* Records for this task

(begin)

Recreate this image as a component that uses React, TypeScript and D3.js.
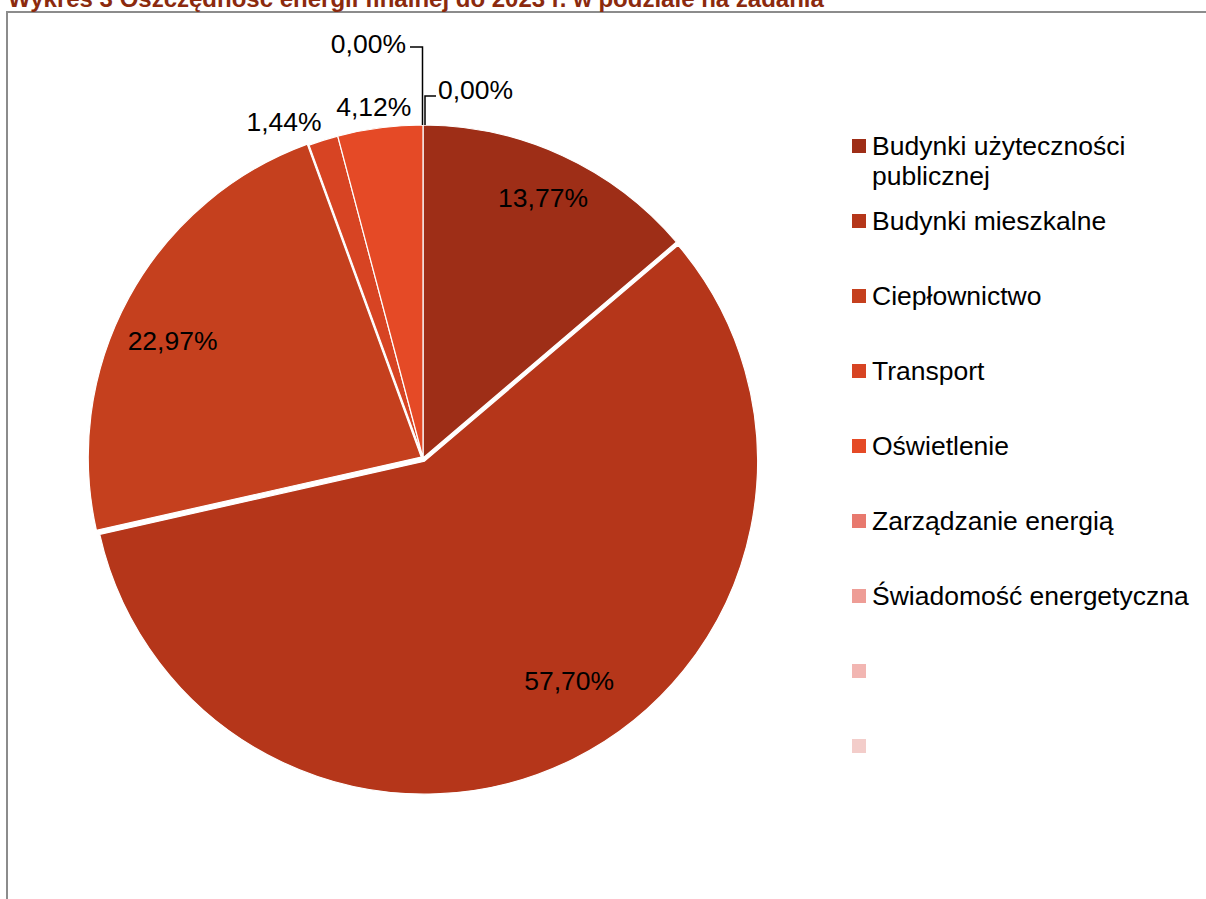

(end)
(begin)

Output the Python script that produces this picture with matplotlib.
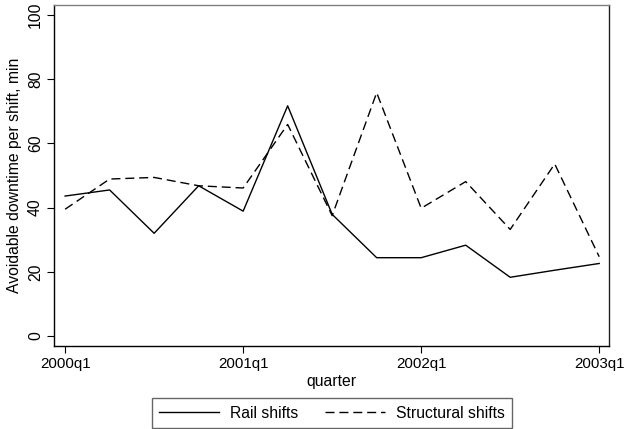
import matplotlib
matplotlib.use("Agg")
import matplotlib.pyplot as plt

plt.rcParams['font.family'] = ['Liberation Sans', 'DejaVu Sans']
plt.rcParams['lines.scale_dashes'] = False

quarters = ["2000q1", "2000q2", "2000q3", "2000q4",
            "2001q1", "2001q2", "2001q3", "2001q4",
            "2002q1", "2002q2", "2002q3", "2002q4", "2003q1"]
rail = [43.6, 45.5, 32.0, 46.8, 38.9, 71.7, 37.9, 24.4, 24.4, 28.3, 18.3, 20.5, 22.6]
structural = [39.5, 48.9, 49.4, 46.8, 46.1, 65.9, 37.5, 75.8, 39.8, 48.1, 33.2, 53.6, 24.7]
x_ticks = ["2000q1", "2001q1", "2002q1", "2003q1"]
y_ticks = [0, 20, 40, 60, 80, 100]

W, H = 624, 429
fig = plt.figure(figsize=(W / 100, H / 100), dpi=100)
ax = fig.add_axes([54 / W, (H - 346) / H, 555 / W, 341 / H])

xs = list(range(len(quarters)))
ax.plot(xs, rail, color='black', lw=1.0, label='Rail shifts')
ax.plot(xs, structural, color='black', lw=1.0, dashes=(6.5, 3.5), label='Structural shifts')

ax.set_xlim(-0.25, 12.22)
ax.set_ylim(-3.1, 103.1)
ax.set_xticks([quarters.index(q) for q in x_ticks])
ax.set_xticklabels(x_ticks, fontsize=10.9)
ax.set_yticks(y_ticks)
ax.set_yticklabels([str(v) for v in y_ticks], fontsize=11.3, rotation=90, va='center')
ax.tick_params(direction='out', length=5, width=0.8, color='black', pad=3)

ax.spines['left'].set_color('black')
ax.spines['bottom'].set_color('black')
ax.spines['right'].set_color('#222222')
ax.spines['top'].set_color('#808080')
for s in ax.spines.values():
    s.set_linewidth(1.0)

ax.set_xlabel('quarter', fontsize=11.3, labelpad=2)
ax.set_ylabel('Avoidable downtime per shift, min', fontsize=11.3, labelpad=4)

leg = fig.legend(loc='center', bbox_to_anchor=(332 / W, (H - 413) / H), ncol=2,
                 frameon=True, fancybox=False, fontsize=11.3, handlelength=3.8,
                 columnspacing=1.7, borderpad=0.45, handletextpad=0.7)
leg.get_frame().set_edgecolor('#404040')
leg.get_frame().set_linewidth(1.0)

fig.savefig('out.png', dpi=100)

(end)

* Problem details
Identify and copy all lines with the word "that".

* Written response
Recreate this image as a component that uses React, TypeScript and D3.js.
Output the Python script that produces this picture with matplotlib.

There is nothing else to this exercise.